To be done:
Beneath this task is a listing. State how many of its lines include the string "that", giving nothing but the number.

▽

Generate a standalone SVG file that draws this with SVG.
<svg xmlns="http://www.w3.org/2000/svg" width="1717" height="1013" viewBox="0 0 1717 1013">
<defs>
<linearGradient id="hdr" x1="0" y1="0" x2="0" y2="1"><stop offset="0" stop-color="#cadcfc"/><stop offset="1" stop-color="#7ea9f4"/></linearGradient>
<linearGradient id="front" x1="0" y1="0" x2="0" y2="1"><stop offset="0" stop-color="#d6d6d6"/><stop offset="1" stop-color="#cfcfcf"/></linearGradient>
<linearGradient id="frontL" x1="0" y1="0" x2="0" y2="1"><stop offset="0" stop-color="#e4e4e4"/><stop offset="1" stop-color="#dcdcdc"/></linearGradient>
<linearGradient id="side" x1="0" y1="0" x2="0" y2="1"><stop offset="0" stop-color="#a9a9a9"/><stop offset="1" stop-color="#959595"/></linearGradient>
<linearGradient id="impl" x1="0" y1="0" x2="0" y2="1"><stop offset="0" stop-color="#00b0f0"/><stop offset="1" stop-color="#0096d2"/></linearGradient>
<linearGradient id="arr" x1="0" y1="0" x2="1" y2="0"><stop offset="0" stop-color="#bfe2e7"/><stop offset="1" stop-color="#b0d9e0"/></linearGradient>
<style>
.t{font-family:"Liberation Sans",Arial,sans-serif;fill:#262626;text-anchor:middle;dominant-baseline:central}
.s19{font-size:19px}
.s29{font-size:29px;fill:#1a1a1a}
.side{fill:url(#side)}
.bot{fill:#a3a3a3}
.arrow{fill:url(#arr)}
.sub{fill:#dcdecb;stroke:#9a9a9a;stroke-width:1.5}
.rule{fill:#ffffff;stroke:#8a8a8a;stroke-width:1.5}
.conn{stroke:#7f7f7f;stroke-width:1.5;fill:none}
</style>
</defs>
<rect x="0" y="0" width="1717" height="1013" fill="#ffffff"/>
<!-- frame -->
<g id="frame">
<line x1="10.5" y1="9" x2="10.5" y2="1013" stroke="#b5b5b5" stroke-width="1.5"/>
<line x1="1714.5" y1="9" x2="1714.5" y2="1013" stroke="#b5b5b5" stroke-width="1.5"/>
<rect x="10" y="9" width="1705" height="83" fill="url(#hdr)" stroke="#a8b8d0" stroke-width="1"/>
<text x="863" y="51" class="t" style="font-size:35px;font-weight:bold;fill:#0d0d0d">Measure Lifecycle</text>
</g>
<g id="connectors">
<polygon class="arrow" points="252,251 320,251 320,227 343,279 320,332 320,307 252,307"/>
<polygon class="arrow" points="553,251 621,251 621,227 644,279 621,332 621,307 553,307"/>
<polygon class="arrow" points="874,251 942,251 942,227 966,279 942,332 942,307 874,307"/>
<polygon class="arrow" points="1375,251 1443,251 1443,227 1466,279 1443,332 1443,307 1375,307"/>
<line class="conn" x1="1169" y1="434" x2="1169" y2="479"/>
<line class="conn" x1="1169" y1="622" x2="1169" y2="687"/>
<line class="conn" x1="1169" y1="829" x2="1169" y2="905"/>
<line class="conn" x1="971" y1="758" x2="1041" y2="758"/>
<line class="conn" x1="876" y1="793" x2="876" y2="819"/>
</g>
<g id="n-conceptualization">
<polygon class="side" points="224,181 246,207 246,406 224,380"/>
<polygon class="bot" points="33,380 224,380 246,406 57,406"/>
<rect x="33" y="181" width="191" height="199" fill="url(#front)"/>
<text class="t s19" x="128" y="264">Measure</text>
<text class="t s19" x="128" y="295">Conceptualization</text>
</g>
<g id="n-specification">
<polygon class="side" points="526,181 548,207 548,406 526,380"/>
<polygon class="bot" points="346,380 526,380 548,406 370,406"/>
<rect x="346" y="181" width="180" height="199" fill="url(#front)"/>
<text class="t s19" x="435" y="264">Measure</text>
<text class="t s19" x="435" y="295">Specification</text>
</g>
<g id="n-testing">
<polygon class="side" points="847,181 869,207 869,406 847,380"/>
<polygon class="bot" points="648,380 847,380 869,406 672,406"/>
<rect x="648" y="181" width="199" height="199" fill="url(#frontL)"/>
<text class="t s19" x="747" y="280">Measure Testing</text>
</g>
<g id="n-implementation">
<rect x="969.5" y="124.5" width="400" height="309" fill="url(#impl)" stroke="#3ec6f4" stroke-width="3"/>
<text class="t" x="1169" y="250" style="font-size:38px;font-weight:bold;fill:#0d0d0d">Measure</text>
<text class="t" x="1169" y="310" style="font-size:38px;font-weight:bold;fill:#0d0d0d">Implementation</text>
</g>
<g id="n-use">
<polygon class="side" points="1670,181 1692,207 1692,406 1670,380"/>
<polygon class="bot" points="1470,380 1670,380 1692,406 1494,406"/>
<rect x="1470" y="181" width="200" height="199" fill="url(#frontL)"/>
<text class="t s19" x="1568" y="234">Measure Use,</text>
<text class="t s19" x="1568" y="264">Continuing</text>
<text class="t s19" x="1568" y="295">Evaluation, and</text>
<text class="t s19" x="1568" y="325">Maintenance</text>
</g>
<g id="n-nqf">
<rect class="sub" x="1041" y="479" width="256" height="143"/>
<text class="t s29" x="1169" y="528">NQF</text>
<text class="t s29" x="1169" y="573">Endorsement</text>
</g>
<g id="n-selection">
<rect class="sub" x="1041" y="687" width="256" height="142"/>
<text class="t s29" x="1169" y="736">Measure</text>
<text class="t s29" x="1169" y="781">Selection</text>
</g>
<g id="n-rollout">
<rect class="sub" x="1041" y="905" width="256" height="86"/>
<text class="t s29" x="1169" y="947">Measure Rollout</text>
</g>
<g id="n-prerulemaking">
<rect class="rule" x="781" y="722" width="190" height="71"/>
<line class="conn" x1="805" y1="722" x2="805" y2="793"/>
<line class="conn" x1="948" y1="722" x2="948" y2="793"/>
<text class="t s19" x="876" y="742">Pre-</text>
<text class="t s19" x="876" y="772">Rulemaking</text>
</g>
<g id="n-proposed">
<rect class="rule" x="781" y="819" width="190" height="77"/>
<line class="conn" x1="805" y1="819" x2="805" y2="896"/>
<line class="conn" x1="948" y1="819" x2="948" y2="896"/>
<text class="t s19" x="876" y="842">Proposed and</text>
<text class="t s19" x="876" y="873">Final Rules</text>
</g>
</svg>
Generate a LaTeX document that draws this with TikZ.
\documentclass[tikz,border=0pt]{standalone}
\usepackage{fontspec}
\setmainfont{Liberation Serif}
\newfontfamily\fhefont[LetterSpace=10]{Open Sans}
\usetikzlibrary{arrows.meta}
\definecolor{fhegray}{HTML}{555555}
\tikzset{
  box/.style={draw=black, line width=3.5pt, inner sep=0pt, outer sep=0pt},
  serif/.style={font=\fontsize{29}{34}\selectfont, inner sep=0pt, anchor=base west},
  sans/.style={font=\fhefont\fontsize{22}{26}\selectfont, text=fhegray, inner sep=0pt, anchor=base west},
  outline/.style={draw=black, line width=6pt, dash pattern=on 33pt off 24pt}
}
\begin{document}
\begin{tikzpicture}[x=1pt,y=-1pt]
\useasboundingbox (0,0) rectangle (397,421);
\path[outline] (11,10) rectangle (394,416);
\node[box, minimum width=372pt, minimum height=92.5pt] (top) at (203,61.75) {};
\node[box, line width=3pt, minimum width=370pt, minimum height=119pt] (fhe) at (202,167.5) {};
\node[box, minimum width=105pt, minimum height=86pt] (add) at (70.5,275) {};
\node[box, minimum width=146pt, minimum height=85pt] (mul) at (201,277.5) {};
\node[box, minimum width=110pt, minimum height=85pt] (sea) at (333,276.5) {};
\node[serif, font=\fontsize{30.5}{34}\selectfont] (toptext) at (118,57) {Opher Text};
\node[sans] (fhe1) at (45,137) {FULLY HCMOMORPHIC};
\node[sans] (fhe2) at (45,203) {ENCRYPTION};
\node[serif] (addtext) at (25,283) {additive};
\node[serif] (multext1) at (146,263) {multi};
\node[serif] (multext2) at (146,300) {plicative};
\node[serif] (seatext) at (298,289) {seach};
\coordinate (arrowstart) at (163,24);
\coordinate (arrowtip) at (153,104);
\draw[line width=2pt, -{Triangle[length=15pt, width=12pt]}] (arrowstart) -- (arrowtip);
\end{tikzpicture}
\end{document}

△

Solution below:
2